## Start Task material
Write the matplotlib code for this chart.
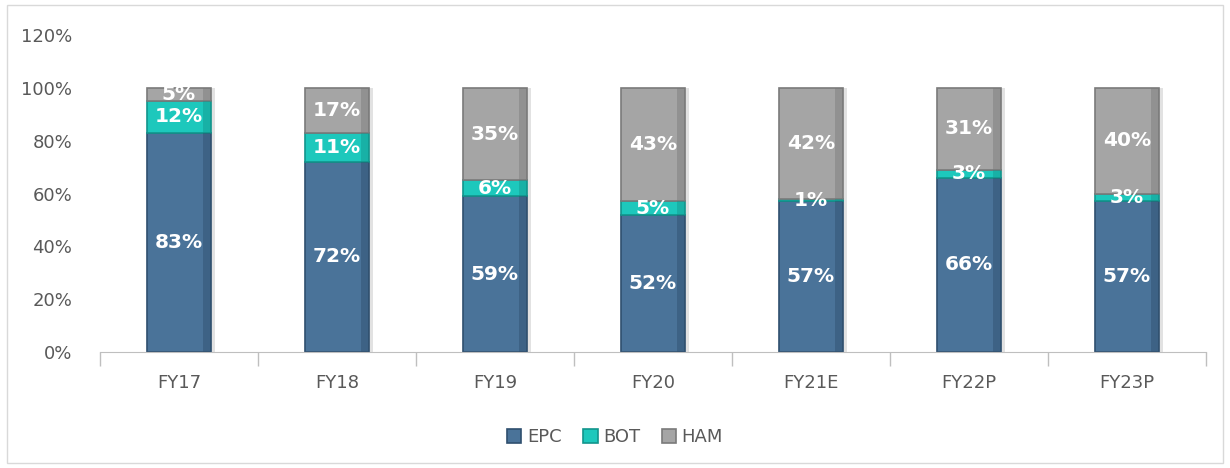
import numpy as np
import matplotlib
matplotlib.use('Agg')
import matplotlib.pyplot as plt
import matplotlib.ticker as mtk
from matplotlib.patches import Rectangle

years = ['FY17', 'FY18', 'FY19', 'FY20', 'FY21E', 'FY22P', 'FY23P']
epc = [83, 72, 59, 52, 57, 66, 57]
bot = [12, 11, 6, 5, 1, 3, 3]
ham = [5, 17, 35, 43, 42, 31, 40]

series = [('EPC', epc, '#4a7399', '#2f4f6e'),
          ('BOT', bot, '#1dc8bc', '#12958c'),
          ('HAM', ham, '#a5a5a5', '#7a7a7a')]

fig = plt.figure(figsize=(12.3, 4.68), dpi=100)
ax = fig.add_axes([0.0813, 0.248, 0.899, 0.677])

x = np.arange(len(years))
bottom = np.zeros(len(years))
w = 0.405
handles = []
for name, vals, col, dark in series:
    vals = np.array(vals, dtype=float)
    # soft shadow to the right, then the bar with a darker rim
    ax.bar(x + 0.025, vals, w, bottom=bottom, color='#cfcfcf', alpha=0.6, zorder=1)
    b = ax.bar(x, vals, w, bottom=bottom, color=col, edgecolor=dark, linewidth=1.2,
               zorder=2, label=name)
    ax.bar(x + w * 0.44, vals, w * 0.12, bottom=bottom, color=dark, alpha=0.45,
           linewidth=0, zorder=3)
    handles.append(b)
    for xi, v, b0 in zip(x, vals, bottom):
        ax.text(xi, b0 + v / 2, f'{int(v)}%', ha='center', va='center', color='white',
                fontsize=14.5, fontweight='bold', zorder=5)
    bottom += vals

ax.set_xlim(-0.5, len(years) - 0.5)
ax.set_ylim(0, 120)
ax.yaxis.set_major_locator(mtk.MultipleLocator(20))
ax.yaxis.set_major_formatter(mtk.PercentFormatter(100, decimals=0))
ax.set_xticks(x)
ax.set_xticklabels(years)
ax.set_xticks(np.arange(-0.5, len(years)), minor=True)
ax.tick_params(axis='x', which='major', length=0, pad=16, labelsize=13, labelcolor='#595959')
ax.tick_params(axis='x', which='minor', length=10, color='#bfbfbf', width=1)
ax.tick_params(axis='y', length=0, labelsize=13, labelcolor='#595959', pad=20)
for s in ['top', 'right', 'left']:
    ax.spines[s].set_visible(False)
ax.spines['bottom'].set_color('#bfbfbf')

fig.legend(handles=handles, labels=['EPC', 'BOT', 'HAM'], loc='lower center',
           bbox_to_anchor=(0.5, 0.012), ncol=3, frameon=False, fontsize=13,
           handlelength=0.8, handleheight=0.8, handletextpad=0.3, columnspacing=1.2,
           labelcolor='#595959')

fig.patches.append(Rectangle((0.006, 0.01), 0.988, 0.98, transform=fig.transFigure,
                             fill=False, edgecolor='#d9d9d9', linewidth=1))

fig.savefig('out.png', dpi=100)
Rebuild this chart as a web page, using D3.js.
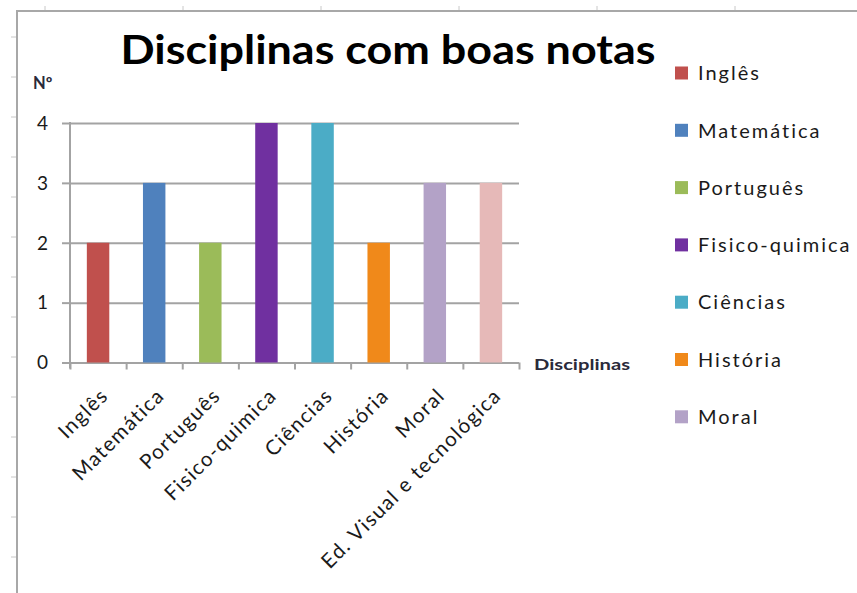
## End Task material
→ Task objective:
Repeat exactly the lines from the first line of the records above through the line containing "bottom += vals", both included. Leave out the pictures.

→ Problem solution:
Write the matplotlib code for this chart.
import numpy as np
import matplotlib
matplotlib.use('Agg')
import matplotlib.pyplot as plt
import matplotlib.ticker as mtk
from matplotlib.patches import Rectangle

years = ['FY17', 'FY18', 'FY19', 'FY20', 'FY21E', 'FY22P', 'FY23P']
epc = [83, 72, 59, 52, 57, 66, 57]
bot = [12, 11, 6, 5, 1, 3, 3]
ham = [5, 17, 35, 43, 42, 31, 40]

series = [('EPC', epc, '#4a7399', '#2f4f6e'),
          ('BOT', bot, '#1dc8bc', '#12958c'),
          ('HAM', ham, '#a5a5a5', '#7a7a7a')]

fig = plt.figure(figsize=(12.3, 4.68), dpi=100)
ax = fig.add_axes([0.0813, 0.248, 0.899, 0.677])

x = np.arange(len(years))
bottom = np.zeros(len(years))
w = 0.405
handles = []
for name, vals, col, dark in series:
    vals = np.array(vals, dtype=float)
    # soft shadow to the right, then the bar with a darker rim
    ax.bar(x + 0.025, vals, w, bottom=bottom, color='#cfcfcf', alpha=0.6, zorder=1)
    b = ax.bar(x, vals, w, bottom=bottom, color=col, edgecolor=dark, linewidth=1.2,
               zorder=2, label=name)
    ax.bar(x + w * 0.44, vals, w * 0.12, bottom=bottom, color=dark, alpha=0.45,
           linewidth=0, zorder=3)
    handles.append(b)
    for xi, v, b0 in zip(x, vals, bottom):
        ax.text(xi, b0 + v / 2, f'{int(v)}%', ha='center', va='center', color='white',
                fontsize=14.5, fontweight='bold', zorder=5)
    bottom += vals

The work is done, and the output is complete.